Leaders should evaluate a partner across six areas. First, process understanding: can they identify the real bottleneck. Second, technical fit: can they work with the systems, integrations, and platform environment. Third, governance: can they build controls, audit trails, and approval visibility. Fourth, scalability: can the design handle volume and process variation. Fifth, support: can they monitor and maintain automation after go-live. Sixth, business alignment: can they connect automation to measurable outcomes.

The evaluation should include operational scenarios, not only credentials. Ask how the partner handles missing data, duplicate records, failed logins, application changes, late approvals, partial transactions, and peak-volume queues. Their answers will reveal whether they understand production-grade automation or only implementation mechanics.

Support After Go-Live Is Part of the Build

High-volume automation does not stop at deployment. Bots and workflows need monitoring, root cause analysis, release support, rule updates, documentation, and service reviews. Without these, automation may work for a few weeks and then decline as systems, policies, vendors, customers, or business rules change.

A strong partner designs support into the solution. That includes dashboards, alerts, runbooks, escalation paths, owner assignments, and improvement backlogs. Leaders should ask how the partner will help the business learn from failed transactions and recurring exceptions. Those signals often reveal opportunities to improve the process, not just the bot.

How Neotechie Can Help

Neotechie helps organizations build process automation for high-volume workflows with a focus on reliability, governance, and measurable business outcomes. The team can support discovery, workflow redesign, RPA development, integration planning, exception handling, monitoring, testing, deployment, and ongoing operations. Neotechie works across leading RPA and automation platforms, including Automation Anywhere, UiPath, and Microsoft Power Automate.

For high-volume work, Neotechie helps leaders identify which workflows are ready, which need cleanup first, and how automation should be supported after go-live. The goal is not only to build automation, but to create dependable operational capacity. To discuss a practical automation build roadmap, Explore Neotechie’s automation services.

Conclusion

The right build process automation partner should understand volume, exceptions, controls, integrations, and support. Leaders should choose a partner who can design automation for real operating conditions and stay accountable after go-live. Neotechie can help organizations move from manual high-volume work to governed automation that improves speed, visibility, and reliability.

Frequently Asked Questions

Q. What should a process automation partner assess first?

The partner should assess workflow volume, transaction variation, data quality, system dependencies, exception rules, control needs, and support ownership. These factors determine whether automation will work reliably in production.

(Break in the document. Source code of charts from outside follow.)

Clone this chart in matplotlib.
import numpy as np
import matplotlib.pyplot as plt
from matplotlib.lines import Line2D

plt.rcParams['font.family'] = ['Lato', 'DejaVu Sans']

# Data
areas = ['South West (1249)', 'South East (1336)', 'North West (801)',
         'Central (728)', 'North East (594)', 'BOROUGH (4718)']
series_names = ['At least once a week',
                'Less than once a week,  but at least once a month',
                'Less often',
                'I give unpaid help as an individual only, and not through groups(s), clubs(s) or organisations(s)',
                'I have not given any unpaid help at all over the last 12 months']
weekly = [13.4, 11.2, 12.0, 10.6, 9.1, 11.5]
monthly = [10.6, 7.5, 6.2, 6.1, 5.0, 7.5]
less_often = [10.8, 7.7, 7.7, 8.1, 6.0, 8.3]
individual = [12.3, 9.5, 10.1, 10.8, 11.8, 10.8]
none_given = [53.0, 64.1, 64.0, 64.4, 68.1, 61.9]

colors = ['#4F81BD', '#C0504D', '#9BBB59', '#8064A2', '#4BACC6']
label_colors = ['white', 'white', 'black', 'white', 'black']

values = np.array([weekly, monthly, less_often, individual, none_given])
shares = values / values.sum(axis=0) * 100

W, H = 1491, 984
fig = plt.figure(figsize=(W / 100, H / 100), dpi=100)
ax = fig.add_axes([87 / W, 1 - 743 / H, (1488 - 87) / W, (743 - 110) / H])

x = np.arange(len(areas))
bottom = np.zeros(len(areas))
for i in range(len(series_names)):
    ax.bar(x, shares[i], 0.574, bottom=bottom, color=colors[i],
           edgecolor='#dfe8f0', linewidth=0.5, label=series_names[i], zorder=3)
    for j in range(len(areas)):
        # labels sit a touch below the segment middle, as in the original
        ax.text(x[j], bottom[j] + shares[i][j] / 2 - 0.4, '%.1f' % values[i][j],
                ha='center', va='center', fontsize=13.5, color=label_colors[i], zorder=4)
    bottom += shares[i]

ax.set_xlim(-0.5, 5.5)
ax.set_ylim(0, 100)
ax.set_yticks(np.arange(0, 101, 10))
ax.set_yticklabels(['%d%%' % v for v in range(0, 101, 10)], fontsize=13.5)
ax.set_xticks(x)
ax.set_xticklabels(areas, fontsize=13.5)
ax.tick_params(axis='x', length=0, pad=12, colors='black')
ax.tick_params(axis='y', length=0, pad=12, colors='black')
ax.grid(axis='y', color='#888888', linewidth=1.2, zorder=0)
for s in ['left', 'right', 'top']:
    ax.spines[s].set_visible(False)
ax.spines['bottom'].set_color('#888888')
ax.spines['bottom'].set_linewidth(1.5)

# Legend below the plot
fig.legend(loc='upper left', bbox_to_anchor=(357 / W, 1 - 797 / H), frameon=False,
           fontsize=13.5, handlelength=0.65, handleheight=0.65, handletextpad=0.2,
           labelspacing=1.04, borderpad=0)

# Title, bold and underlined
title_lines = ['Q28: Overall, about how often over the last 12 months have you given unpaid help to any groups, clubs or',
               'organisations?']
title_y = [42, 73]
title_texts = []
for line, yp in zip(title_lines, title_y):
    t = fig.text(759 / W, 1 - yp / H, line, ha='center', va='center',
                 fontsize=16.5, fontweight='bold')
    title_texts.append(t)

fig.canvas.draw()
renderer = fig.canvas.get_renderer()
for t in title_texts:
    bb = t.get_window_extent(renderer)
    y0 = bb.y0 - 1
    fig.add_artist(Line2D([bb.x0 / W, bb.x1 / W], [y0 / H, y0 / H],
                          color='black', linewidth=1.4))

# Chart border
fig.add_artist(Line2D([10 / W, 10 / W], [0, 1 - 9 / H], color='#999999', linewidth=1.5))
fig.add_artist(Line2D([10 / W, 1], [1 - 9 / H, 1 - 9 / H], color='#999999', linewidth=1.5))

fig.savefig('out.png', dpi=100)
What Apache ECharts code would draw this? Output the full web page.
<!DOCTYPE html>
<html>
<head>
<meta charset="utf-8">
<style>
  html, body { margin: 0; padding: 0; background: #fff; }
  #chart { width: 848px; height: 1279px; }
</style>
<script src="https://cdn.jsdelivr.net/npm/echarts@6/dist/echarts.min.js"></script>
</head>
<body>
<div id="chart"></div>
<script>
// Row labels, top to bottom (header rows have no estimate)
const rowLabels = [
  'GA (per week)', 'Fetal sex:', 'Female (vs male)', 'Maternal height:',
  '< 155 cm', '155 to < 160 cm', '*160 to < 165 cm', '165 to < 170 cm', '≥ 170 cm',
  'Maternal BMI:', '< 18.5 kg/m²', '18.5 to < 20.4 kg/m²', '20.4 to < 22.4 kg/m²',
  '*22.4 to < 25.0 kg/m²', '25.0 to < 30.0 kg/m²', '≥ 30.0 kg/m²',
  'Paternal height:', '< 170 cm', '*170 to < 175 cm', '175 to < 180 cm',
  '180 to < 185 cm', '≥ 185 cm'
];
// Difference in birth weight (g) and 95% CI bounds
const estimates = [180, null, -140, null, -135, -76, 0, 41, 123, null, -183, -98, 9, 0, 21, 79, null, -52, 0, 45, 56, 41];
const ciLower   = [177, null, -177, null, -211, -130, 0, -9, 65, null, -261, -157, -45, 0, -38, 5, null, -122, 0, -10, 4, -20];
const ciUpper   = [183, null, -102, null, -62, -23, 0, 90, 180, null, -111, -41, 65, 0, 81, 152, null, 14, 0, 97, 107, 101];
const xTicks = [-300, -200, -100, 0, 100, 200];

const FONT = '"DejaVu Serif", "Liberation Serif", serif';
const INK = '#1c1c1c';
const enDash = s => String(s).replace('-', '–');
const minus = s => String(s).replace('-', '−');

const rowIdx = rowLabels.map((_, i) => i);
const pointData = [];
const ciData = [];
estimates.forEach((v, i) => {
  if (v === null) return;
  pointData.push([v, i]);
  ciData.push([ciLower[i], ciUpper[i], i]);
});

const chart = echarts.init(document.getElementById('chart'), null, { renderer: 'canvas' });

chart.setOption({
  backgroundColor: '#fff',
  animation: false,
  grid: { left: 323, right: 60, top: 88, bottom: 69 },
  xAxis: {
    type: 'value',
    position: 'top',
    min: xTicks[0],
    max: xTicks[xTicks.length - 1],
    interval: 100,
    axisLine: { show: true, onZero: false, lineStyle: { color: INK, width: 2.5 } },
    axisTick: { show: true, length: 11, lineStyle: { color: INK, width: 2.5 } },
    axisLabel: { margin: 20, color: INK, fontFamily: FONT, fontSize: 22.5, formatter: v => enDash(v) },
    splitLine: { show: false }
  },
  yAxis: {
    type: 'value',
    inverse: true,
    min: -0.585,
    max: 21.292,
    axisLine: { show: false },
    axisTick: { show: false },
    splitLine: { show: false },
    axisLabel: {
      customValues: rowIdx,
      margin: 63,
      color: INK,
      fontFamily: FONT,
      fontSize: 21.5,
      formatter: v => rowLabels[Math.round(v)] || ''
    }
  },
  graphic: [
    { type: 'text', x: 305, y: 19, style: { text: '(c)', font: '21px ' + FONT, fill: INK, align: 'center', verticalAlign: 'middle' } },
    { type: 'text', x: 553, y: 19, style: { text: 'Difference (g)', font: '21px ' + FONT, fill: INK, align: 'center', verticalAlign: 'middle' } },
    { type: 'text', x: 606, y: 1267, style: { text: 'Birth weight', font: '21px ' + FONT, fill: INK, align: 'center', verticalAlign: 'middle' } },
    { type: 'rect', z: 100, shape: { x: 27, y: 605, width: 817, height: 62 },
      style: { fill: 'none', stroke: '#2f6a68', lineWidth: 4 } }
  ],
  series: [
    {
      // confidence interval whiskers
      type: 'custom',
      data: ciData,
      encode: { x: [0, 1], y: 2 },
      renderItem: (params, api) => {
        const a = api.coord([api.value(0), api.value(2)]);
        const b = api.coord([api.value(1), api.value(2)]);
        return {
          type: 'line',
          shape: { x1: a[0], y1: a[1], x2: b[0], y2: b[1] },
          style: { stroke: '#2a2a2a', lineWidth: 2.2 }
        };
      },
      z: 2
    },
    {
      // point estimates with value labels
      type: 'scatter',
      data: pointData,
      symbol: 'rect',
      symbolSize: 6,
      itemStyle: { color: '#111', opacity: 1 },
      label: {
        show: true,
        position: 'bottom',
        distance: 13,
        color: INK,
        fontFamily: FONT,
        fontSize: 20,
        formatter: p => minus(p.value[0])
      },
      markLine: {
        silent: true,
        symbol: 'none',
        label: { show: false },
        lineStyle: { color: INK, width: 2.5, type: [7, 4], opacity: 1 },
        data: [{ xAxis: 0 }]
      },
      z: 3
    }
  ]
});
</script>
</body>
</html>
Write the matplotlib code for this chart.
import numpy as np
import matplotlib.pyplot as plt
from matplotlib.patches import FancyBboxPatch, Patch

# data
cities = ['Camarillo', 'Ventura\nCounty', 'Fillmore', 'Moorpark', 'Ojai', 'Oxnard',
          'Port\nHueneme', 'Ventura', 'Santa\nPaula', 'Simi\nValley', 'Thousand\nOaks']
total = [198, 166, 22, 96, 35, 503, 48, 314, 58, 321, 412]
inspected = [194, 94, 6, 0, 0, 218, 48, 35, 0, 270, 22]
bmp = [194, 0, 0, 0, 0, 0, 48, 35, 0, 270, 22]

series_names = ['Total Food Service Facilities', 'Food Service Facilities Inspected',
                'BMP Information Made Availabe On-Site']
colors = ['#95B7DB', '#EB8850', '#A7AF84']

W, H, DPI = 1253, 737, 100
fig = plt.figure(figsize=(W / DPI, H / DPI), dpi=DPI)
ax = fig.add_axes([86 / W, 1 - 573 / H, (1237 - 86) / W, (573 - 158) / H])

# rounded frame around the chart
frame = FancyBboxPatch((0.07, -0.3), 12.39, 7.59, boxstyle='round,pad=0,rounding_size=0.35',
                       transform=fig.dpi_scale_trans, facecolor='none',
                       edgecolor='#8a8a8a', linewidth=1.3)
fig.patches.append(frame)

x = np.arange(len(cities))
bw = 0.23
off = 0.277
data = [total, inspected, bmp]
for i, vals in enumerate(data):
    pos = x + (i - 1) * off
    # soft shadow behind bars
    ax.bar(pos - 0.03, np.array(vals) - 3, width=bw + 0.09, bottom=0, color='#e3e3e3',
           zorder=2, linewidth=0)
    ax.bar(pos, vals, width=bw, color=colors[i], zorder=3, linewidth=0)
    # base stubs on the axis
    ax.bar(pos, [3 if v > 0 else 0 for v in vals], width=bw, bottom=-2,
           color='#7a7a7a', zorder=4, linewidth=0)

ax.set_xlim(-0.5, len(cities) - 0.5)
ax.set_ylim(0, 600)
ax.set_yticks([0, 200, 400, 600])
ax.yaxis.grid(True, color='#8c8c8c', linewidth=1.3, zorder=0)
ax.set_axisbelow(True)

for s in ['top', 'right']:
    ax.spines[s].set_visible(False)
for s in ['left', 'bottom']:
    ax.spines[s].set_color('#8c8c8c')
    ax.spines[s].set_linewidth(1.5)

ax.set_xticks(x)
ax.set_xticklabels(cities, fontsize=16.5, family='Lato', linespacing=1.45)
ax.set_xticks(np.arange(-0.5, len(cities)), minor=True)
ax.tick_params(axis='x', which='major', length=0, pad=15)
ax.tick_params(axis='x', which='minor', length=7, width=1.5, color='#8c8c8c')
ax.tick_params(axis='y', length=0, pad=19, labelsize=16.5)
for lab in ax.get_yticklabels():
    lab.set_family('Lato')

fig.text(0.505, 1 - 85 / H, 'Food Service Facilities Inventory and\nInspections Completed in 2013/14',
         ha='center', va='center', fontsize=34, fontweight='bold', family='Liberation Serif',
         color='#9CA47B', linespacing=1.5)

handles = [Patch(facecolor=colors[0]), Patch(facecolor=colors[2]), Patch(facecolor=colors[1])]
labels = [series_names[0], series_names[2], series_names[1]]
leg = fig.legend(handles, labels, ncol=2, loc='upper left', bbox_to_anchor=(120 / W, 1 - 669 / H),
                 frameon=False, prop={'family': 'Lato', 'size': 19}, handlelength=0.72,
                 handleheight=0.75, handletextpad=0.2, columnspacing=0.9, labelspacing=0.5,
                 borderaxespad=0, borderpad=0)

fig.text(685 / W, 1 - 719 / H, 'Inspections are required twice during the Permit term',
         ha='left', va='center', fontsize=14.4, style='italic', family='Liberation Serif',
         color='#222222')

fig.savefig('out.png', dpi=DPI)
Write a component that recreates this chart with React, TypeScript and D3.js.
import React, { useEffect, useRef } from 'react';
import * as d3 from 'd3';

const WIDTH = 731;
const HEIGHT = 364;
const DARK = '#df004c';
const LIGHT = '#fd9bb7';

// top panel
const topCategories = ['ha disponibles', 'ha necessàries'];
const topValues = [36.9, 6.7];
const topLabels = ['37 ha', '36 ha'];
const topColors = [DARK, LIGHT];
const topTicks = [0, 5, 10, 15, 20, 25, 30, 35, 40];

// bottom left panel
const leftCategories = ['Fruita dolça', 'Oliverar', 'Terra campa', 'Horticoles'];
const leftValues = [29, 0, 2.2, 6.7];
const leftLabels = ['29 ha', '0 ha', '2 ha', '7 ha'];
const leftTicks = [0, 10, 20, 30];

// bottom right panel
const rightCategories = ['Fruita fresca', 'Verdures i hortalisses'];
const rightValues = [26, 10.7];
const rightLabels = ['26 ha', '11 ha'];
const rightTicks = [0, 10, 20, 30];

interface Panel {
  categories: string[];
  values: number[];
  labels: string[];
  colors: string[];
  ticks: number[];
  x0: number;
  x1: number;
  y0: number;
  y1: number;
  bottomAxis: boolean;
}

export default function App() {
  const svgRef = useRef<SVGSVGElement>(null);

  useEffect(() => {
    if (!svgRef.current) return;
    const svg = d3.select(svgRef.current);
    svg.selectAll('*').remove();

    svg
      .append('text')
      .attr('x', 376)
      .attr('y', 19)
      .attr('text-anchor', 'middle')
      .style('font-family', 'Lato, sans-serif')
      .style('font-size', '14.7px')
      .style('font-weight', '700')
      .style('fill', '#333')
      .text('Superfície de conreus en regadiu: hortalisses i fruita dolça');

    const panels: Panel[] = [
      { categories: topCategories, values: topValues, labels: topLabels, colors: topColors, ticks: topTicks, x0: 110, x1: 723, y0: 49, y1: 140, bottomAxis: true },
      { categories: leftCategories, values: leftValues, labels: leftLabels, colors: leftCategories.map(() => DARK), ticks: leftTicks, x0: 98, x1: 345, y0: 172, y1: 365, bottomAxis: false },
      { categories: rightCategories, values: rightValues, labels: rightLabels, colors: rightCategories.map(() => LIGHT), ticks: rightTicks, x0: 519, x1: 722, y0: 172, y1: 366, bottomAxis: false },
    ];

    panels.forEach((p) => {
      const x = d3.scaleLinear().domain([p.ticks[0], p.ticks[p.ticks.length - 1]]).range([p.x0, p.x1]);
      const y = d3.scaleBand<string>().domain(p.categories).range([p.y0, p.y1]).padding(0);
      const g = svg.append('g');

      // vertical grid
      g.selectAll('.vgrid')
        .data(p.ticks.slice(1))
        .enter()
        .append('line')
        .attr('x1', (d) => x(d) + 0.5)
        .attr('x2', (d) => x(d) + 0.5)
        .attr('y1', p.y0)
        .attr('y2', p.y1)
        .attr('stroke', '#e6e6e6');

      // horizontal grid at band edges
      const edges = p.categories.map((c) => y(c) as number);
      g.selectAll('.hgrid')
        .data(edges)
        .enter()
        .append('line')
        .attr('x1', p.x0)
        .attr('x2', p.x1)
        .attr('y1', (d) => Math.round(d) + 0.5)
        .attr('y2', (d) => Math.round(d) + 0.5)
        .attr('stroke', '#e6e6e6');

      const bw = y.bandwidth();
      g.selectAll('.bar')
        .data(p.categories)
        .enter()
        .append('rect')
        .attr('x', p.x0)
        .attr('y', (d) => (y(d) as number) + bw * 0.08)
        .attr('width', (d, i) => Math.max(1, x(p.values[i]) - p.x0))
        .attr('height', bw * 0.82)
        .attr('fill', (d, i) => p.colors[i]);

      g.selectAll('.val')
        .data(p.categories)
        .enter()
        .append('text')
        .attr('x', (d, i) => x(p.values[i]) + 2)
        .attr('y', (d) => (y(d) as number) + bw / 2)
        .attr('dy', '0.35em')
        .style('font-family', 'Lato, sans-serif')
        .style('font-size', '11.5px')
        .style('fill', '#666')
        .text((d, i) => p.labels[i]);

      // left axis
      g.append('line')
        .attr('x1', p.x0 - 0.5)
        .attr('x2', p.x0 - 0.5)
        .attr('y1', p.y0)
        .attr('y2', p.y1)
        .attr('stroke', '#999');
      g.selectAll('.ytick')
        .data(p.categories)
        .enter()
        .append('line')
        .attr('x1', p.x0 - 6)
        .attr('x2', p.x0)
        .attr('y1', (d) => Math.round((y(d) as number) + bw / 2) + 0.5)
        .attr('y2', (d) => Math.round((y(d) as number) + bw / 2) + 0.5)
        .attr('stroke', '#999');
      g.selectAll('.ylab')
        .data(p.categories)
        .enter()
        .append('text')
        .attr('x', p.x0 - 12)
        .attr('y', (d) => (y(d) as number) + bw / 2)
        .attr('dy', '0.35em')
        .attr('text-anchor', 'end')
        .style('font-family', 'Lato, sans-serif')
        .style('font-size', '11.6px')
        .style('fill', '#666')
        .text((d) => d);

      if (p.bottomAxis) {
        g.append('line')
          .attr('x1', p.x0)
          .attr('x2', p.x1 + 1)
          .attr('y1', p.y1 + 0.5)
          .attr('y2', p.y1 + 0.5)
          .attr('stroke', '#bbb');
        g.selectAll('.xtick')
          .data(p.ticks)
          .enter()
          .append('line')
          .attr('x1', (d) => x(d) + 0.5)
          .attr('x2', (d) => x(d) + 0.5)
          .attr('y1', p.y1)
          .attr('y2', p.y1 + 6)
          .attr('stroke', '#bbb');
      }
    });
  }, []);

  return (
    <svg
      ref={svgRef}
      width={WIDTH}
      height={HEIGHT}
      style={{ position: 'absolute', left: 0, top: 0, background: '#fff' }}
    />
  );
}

Q. How do I compare automation partners?

Compare partners by their ability to understand the business process, design governance, handle exceptions, integrate systems, test real scenarios, and support automation after go-live. Do not compare only by build speed or platform familiarity.

Q. Why is support important for high-volume automation?

High-volume workflows can create large backlogs quickly when automation fails. Support helps detect issues, resolve incidents, update rules, and improve the process over time.